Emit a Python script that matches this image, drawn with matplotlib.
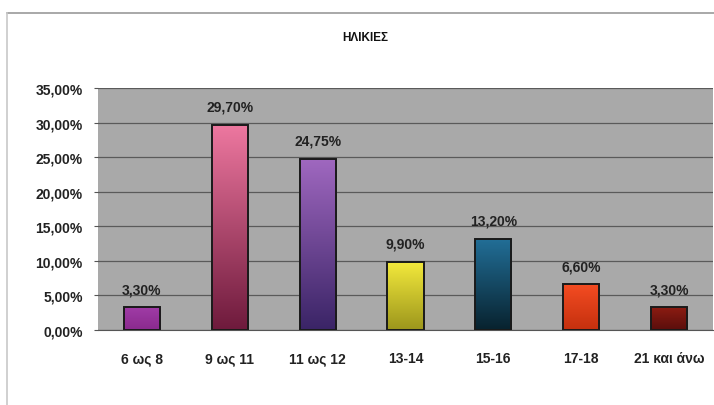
import numpy as np
import matplotlib.pyplot as plt
from matplotlib.colors import LinearSegmentedColormap
from matplotlib.ticker import FuncFormatter
from matplotlib.lines import Line2D

plt.rcParams["font.family"] = ["Liberation Sans", "DejaVu Sans"]

# δεδομένα
categories = ["6 ως 8", "9 ως 11", "11 ως 12", "13-14", "15-16", "17-18", "21 και άνω"]
values = [3.30, 29.70, 24.75, 9.90, 13.20, 6.60, 3.30]
top_colors = ["#a03ca6", "#ee78a0", "#a068c0", "#f4ea3c", "#226f98", "#f44c22", "#8c1c12"]
bottom_colors = ["#8a2a8e", "#6e1a3c", "#3a2466", "#9c961c", "#08222e", "#c4300e", "#5a0e0c"]
y_ticks = [0, 5, 10, 15, 20, 25, 30, 35]

fig = plt.figure(figsize=(7.14, 4.06), dpi=100)
ax = fig.add_axes([98 / 714, 1 - 331 / 406, 615 / 714, 242 / 406])
ax.set_facecolor("#a9a9a9")

x = np.arange(len(categories))
bars = ax.bar(x, values, width=0.41, color="none", edgecolor="#1a1a1a", linewidth=1.4, zorder=3)

# gradient fill for every bar
grad = np.linspace(1, 0, 256).reshape(-1, 1)
for b, c1, c2 in zip(bars, top_colors, bottom_colors):
    cmap = LinearSegmentedColormap.from_list("g", [c2, c1])
    bx, by = b.get_x(), b.get_y()
    w, h = b.get_width(), b.get_height()
    im = ax.imshow(grad, cmap=cmap, aspect="auto", extent=[bx, bx + w, by, by + h],
                   origin="upper", zorder=2)
    im.set_clip_path(b)

for xi, v in zip(x, values):
    ax.text(xi, v + 1.6, f"{v:.2f}%".replace(".", ","), ha="center", va="bottom",
            fontsize=10, fontweight="bold", color="#222222", zorder=4)

ax.set_xlim(-0.5, len(categories) - 0.5)
ax.set_ylim(0, 35)
ax.set_yticks(y_ticks)
ax.yaxis.set_major_formatter(FuncFormatter(lambda v, p: f"{v:.2f}%".replace(".", ",")))
ax.grid(axis="y", color="#5a5a5a", linewidth=0.9, zorder=1)
ax.set_axisbelow(True)
ax.set_xticks(x)
ax.set_xticklabels(categories)
ax.tick_params(axis="x", length=0, pad=15, labelsize=10)
ax.tick_params(axis="y", length=3, pad=8, labelsize=10, color="#555555")
for lab in ax.get_xticklabels() + ax.get_yticklabels():
    lab.set_fontweight("bold")
    lab.set_color("#222222")
for s in ["top", "right", "left"]:
    ax.spines[s].set_visible(False)
ax.spines["bottom"].set_color("#555555")

fig.text(365 / 714, 1 - 38 / 406, "ΗΛΙΚΙΕΣ", ha="center", va="center",
         fontsize=8.5, fontweight="bold", color="#111111")

# frame of the chart area
fig.add_artist(Line2D([7 / 714, 1], [1 - 14 / 406] * 2, color="#9a9a9a", lw=1.2))
fig.add_artist(Line2D([7 / 714] * 2, [0, 1 - 14 / 406], color="#c8c8c8", lw=1.2))

fig.savefig("out.png", dpi=100)
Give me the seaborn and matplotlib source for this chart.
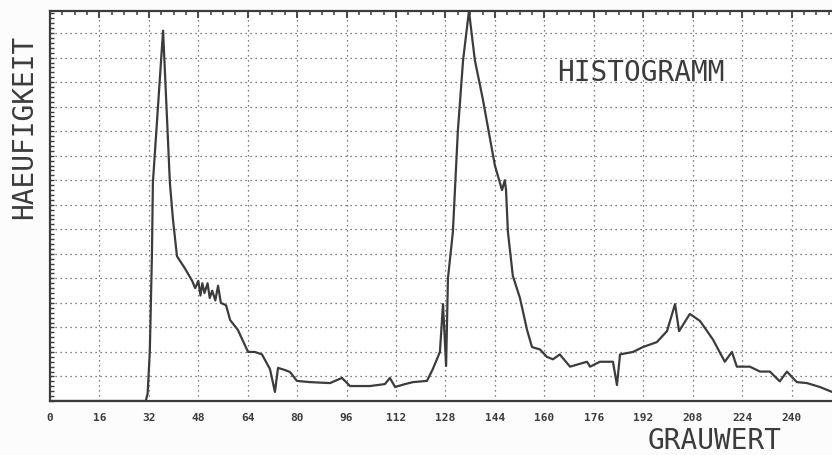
import numpy as np
import pandas as pd
import matplotlib
matplotlib.use("Agg")
import matplotlib.pyplot as plt
import seaborn as sns
from matplotlib.ticker import MultipleLocator

# Grey value (x) and relative frequency (y)
grauwert = [0, 31.0, 31.6, 32.3, 33.0, 33.3, 36.6, 38.8, 39.8, 41.1, 43.7, 46.0,
            47.0, 48.0, 48.7, 49.3, 50.0, 51.0, 51.7, 52.5, 53.5, 54.4, 55.3, 57.0,
            58.3, 60.8, 64.1, 66.3, 68.6, 71.2, 72.8, 73.8, 76.1, 77.7, 79.9, 84.1,
            90.6, 94.5, 97.1, 103.6, 108.4, 110.0, 111.7, 114.9, 117.5, 122.0, 123.9,
            126.2, 127.2, 128.2, 128.8, 130.4, 132.0, 133.7, 135.6, 137.5, 140.1,
            142.4, 144.0, 146.3, 147.2, 147.6, 148.2, 149.8, 152.1, 154.4, 156.0,
            158.6, 160.8, 162.8, 165.0, 168.3, 173.8, 174.8, 178.0, 182.2, 183.5,
            184.5, 188.7, 191.9, 196.4, 199.7, 202.3, 203.6, 207.1, 210.4, 214.6,
            218.4, 220.7, 222.3, 226.5, 229.8, 233.0, 236.2, 238.5, 241.7, 245.0,
            249.2, 253.1]
haeufigkeit = [0, 0, 0.3, 2.0, 6.0, 8.9, 15.1, 8.9, 7.4, 5.9, 5.4, 4.9,
               4.6, 4.9, 4.3, 4.8, 4.4, 4.8, 4.2, 4.5, 4.1, 4.7, 4.0, 3.9,
               3.3, 2.9, 2.0, 2.0, 1.9, 1.3, 0.37, 1.35, 1.26, 1.18, 0.82, 0.77,
               0.73, 0.94, 0.61, 0.61, 0.69, 0.94, 0.57, 0.69, 0.77, 0.82, 1.30,
               2.0, 3.95, 1.43, 5.0, 6.9, 11.0, 13.9, 15.9, 13.9, 12.3,
               10.7, 9.6, 8.6, 9.0, 8.6, 6.9, 5.1, 4.2, 2.9, 2.2,
               2.1, 1.8, 1.7, 1.9, 1.4, 1.6, 1.4, 1.6, 1.6, 0.65,
               1.9, 2.0, 2.2, 2.4, 2.85, 3.95, 2.85, 3.55, 3.26, 2.5,
               1.6, 2.0, 1.4, 1.4, 1.2, 1.2, 0.8, 1.2, 0.77, 0.73,
               0.57, 0.37]
x_ticks = [0, 16, 32, 48, 64, 80, 96, 112, 128, 144, 160, 176, 192, 208, 224, 240]
x_ticklabels = ["0", "16", "32", "48", "64", "80", "96", "112", "128", "144",
                "160", "176", "192", "208", "224", "240"]
title_text = "HISTOGRAMM"
x_label = "GRAUWERT"
y_label = "HAEUFIGKEIT"

df = pd.DataFrame({"x": grauwert, "y": haeufigkeit})

sns.set_style("white")
plt.rcParams["font.family"] = ["DejaVu Sans Mono", "DejaVu Sans"]

ink = "#3c3c3c"
fig = plt.figure(figsize=(8.32, 4.56), dpi=100, facecolor="#fcfcfc")
ax = fig.add_axes([50 / 832, 54 / 456, 782 / 832, 390 / 456])
ax.set_facecolor("white")

sns.lineplot(data=df, x="x", y="y", ax=ax, sort=False, estimator=None,
             color=ink, linewidth=1.6, clip_on=True)

ax.set_xlim(0, 253.1)
ax.set_ylim(0, 15.9)

# dotted grid
for gx in x_ticks[1:]:
    ax.axvline(gx, color="#555555", linewidth=0.9, linestyle=(0, (1, 3)), zorder=0)
for gy in range(1, 16):
    ax.axhline(gy, color="#555555", linewidth=0.9, linestyle=(0, (1, 3)), zorder=0)

ax.set_xticks(x_ticks)
ax.set_xticklabels(x_ticklabels, fontsize=8, fontweight="bold", color=ink)
ax.xaxis.set_minor_locator(MultipleLocator(4))
ax.set_yticks([])
ax.yaxis.set_minor_locator(MultipleLocator(0.2))
ax.tick_params(axis="x", which="major", direction="in", length=5, width=1.3,
               colors=ink, top=True, pad=8)
ax.tick_params(axis="x", which="minor", direction="in", length=3, width=1.1,
               colors=ink, top=True)
ax.tick_params(axis="y", which="minor", direction="in", length=3, width=1.0,
               colors=ink, left=True)
for lab in ax.get_xticklabels():
    lab.set_color(ink)

for side in ["top", "left", "bottom"]:
    ax.spines[side].set_color(ink)
    ax.spines[side].set_linewidth(1.6)
ax.spines["right"].set_visible(False)

ax.set_xlabel("")
ax.set_ylabel("")

fig.text(715 / 832, 1 - 441 / 456, x_label, fontsize=20, color=ink,
         ha="center", va="center")
fig.text(24 / 832, 1 - 127 / 456, y_label, fontsize=20, color=ink,
         ha="center", va="center", rotation=90)
fig.text(641 / 832, 1 - 73 / 456, title_text, fontsize=20, color=ink,
         ha="center", va="center")

fig.savefig("out.png", dpi=100, facecolor=fig.get_facecolor())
────────────────────────────────────────
Look above for the line with "Give me the" and copy exactly from it through the line with "from matplotlib.ticker import MultipleLocator", both included. Omit the pictures.

### Reply to the exercise
Give me the seaborn and matplotlib source for this chart.
import numpy as np
import pandas as pd
import matplotlib
matplotlib.use("Agg")
import matplotlib.pyplot as plt
import seaborn as sns
from matplotlib.ticker import MultipleLocator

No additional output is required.